Strip the pictures and reproduce the rest of the listing exactly.

## DATASET EXCERPT
•••

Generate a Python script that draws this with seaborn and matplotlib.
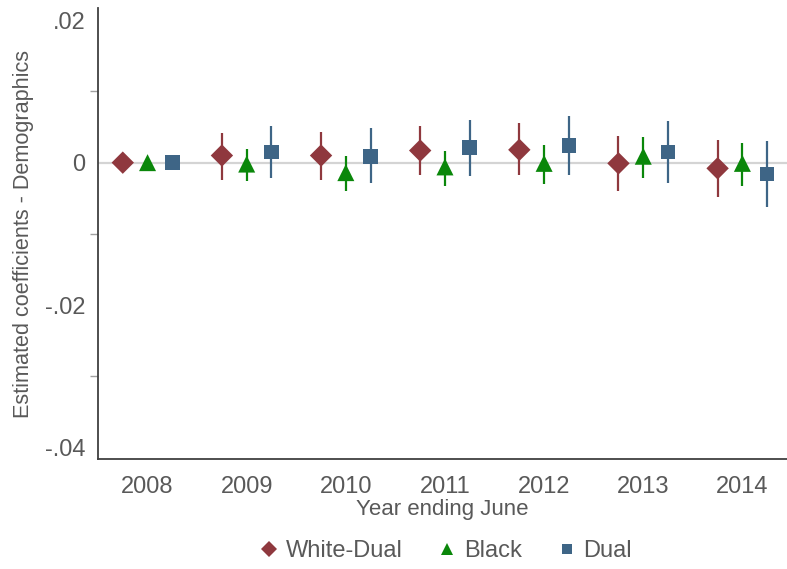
import numpy as np
import pandas as pd
import matplotlib
matplotlib.use("Agg")
import matplotlib.pyplot as plt
from matplotlib.lines import Line2D
import seaborn as sns

years = [2008, 2009, 2010, 2011, 2012, 2013, 2014]
series = ["White-Dual", "Black", "Dual"]

white_dual_coef = [0.0, 0.0010, 0.0010, 0.0017, 0.0018, -0.0001, -0.0008]
white_dual_lo = [0.0, -0.0024, -0.0024, -0.0018, -0.0018, -0.0040, -0.0048]
white_dual_hi = [0.0, 0.0042, 0.0043, 0.0052, 0.0055, 0.0037, 0.0032]

black_coef = [0.0, -0.0002, -0.0014, -0.0006, -0.0001, 0.0009, -0.0001]
black_lo = [0.0, -0.0026, -0.0040, -0.0033, -0.0030, -0.0021, -0.0033]
black_hi = [0.0, 0.0019, 0.0010, 0.0017, 0.0025, 0.0036, 0.0027]

dual_coef = [0.0, 0.0015, 0.0009, 0.0021, 0.0024, 0.0015, -0.0016]
dual_lo = [0.0, -0.0022, -0.0029, -0.0019, -0.0018, -0.0029, -0.0062]
dual_hi = [0.0, 0.0052, 0.0048, 0.0060, 0.0065, 0.0059, 0.0031]

y_ticks = [0.02, 0.0, -0.02, -0.04]
y_ticklabels = [".02", "0", "-.02", "-.04"]
y_minor = [0.01, -0.01, -0.03]

colors = {"White-Dual": "#8f383e", "Black": "#0a870a", "Dual": "#3e6586"}
markers = {"White-Dual": "D", "Black": "^", "Dual": "s"}
sizes = {"White-Dual": 130, "Black": 150, "Dual": 110}
offsets = {"White-Dual": -0.25, "Black": 0.0, "Dual": 0.25}

rows = []
for name, c, lo, hi in [("White-Dual", white_dual_coef, white_dual_lo, white_dual_hi),
                        ("Black", black_coef, black_lo, black_hi),
                        ("Dual", dual_coef, dual_lo, dual_hi)]:
    for y, cc, l, h in zip(years, c, lo, hi):
        rows.append({"year": y, "series": name, "coef": cc, "lo": l, "hi": h,
                     "xpos": y + offsets[name]})
df = pd.DataFrame(rows)

sns.set_style("white")
plt.rcParams["font.family"] = ["Liberation Sans", "DejaVu Sans"]
text_color = "#595959"

fig = plt.figure(figsize=(7.87, 5.69), dpi=100)
ax = fig.add_axes([0.1245, 0.193, 0.8755, 0.793])

ax.axhline(0, color="#d4d4d4", lw=1.6, zorder=0)

for name in series:
    d = df[df.series == name]
    d = d[d.year != 2008]
    ax.vlines(d.xpos, d.lo, d.hi, color=colors[name], lw=1.6, zorder=2)

for name in series:
    d = df[df.series == name]
    sns.scatterplot(data=d, x="xpos", y="coef", ax=ax, marker=markers[name],
                    color=colors[name], s=sizes[name], edgecolor="none",
                    linewidth=0, zorder=3, legend=False)

ax.set_xlim(2007.5, 2014.45)
ax.set_ylim(-0.0416, 0.0217)
ax.set_xticks(years)
ax.set_xticklabels([str(y) for y in years])
ax.set_yticks(y_ticks)
ax.set_yticklabels(y_ticklabels)
ax.set_yticks(y_minor, minor=True)

for s in ["top", "right"]:
    ax.spines[s].set_visible(False)
for s in ["left", "bottom"]:
    ax.spines[s].set_color("#404040")
    ax.spines[s].set_linewidth(1.3)

ax.tick_params(axis="both", which="major", length=6, width=1.0, color="#a0a0a0",
               labelsize=17, labelcolor=text_color, direction="out")
ax.tick_params(axis="y", which="minor", length=6, width=1.0, color="#a0a0a0",
               left=True)
ax.tick_params(axis="x", pad=6)
ax.tick_params(axis="y", pad=3)

ax.set_xlabel("Year ending June", fontsize=16, color=text_color, labelpad=1)
ax.set_ylabel("Estimated coefficients - Demographics", fontsize=15.6,
              color=text_color, labelpad=8)

handles = [Line2D([], [], ls="none", marker=markers[n], color=colors[n],
                  markersize={"White-Dual": 8, "Black": 9, "Dual": 7}[n],
                  markeredgewidth=0) for n in series]
fig.legend(handles, series, loc="center", bbox_to_anchor=(0.565, 0.032), ncol=3,
           frameon=False, fontsize=17, labelcolor=text_color, handletextpad=0.2,
           columnspacing=1.4, handlelength=1.0)

fig.savefig("out.png", dpi=100)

•••

## REPLY TO THE TASK
Generate a Python script that draws this with seaborn and matplotlib.
import numpy as np
import pandas as pd
import matplotlib
matplotlib.use("Agg")
import matplotlib.pyplot as plt
from matplotlib.lines import Line2D
import seaborn as sns

years = [2008, 2009, 2010, 2011, 2012, 2013, 2014]
series = ["White-Dual", "Black", "Dual"]

white_dual_coef = [0.0, 0.0010, 0.0010, 0.0017, 0.0018, -0.0001, -0.0008]
white_dual_lo = [0.0, -0.0024, -0.0024, -0.0018, -0.0018, -0.0040, -0.0048]
white_dual_hi = [0.0, 0.0042, 0.0043, 0.0052, 0.0055, 0.0037, 0.0032]

black_coef = [0.0, -0.0002, -0.0014, -0.0006, -0.0001, 0.0009, -0.0001]
black_lo = [0.0, -0.0026, -0.0040, -0.0033, -0.0030, -0.0021, -0.0033]
black_hi = [0.0, 0.0019, 0.0010, 0.0017, 0.0025, 0.0036, 0.0027]

dual_coef = [0.0, 0.0015, 0.0009, 0.0021, 0.0024, 0.0015, -0.0016]
dual_lo = [0.0, -0.0022, -0.0029, -0.0019, -0.0018, -0.0029, -0.0062]
dual_hi = [0.0, 0.0052, 0.0048, 0.0060, 0.0065, 0.0059, 0.0031]

y_ticks = [0.02, 0.0, -0.02, -0.04]
y_ticklabels = [".02", "0", "-.02", "-.04"]
y_minor = [0.01, -0.01, -0.03]

colors = {"White-Dual": "#8f383e", "Black": "#0a870a", "Dual": "#3e6586"}
markers = {"White-Dual": "D", "Black": "^", "Dual": "s"}
sizes = {"White-Dual": 130, "Black": 150, "Dual": 110}
offsets = {"White-Dual": -0.25, "Black": 0.0, "Dual": 0.25}

rows = []
for name, c, lo, hi in [("White-Dual", white_dual_coef, white_dual_lo, white_dual_hi),
                        ("Black", black_coef, black_lo, black_hi),
                        ("Dual", dual_coef, dual_lo, dual_hi)]:
    for y, cc, l, h in zip(years, c, lo, hi):
        rows.append({"year": y, "series": name, "coef": cc, "lo": l, "hi": h,
                     "xpos": y + offsets[name]})
df = pd.DataFrame(rows)

sns.set_style("white")
plt.rcParams["font.family"] = ["Liberation Sans", "DejaVu Sans"]
text_color = "#595959"

fig = plt.figure(figsize=(7.87, 5.69), dpi=100)
ax = fig.add_axes([0.1245, 0.193, 0.8755, 0.793])

ax.axhline(0, color="#d4d4d4", lw=1.6, zorder=0)

for name in series:
    d = df[df.series == name]
    d = d[d.year != 2008]
    ax.vlines(d.xpos, d.lo, d.hi, color=colors[name], lw=1.6, zorder=2)

for name in series:
    d = df[df.series == name]
    sns.scatterplot(data=d, x="xpos", y="coef", ax=ax, marker=markers[name],
                    color=colors[name], s=sizes[name], edgecolor="none",
                    linewidth=0, zorder=3, legend=False)

ax.set_xlim(2007.5, 2014.45)
ax.set_ylim(-0.0416, 0.0217)
ax.set_xticks(years)
ax.set_xticklabels([str(y) for y in years])
ax.set_yticks(y_ticks)
ax.set_yticklabels(y_ticklabels)
ax.set_yticks(y_minor, minor=True)

for s in ["top", "right"]:
    ax.spines[s].set_visible(False)
for s in ["left", "bottom"]:
    ax.spines[s].set_color("#404040")
    ax.spines[s].set_linewidth(1.3)

ax.tick_params(axis="both", which="major", length=6, width=1.0, color="#a0a0a0",
               labelsize=17, labelcolor=text_color, direction="out")
ax.tick_params(axis="y", which="minor", length=6, width=1.0, color="#a0a0a0",
               left=True)
ax.tick_params(axis="x", pad=6)
ax.tick_params(axis="y", pad=3)

ax.set_xlabel("Year ending June", fontsize=16, color=text_color, labelpad=1)
ax.set_ylabel("Estimated coefficients - Demographics", fontsize=15.6,
              color=text_color, labelpad=8)

handles = [Line2D([], [], ls="none", marker=markers[n], color=colors[n],
                  markersize={"White-Dual": 8, "Black": 9, "Dual": 7}[n],
                  markeredgewidth=0) for n in series]
fig.legend(handles, series, loc="center", bbox_to_anchor=(0.565, 0.032), ncol=3,
           frameon=False, fontsize=17, labelcolor=text_color, handletextpad=0.2,
           columnspacing=1.4, handlelength=1.0)

fig.savefig("out.png", dpi=100)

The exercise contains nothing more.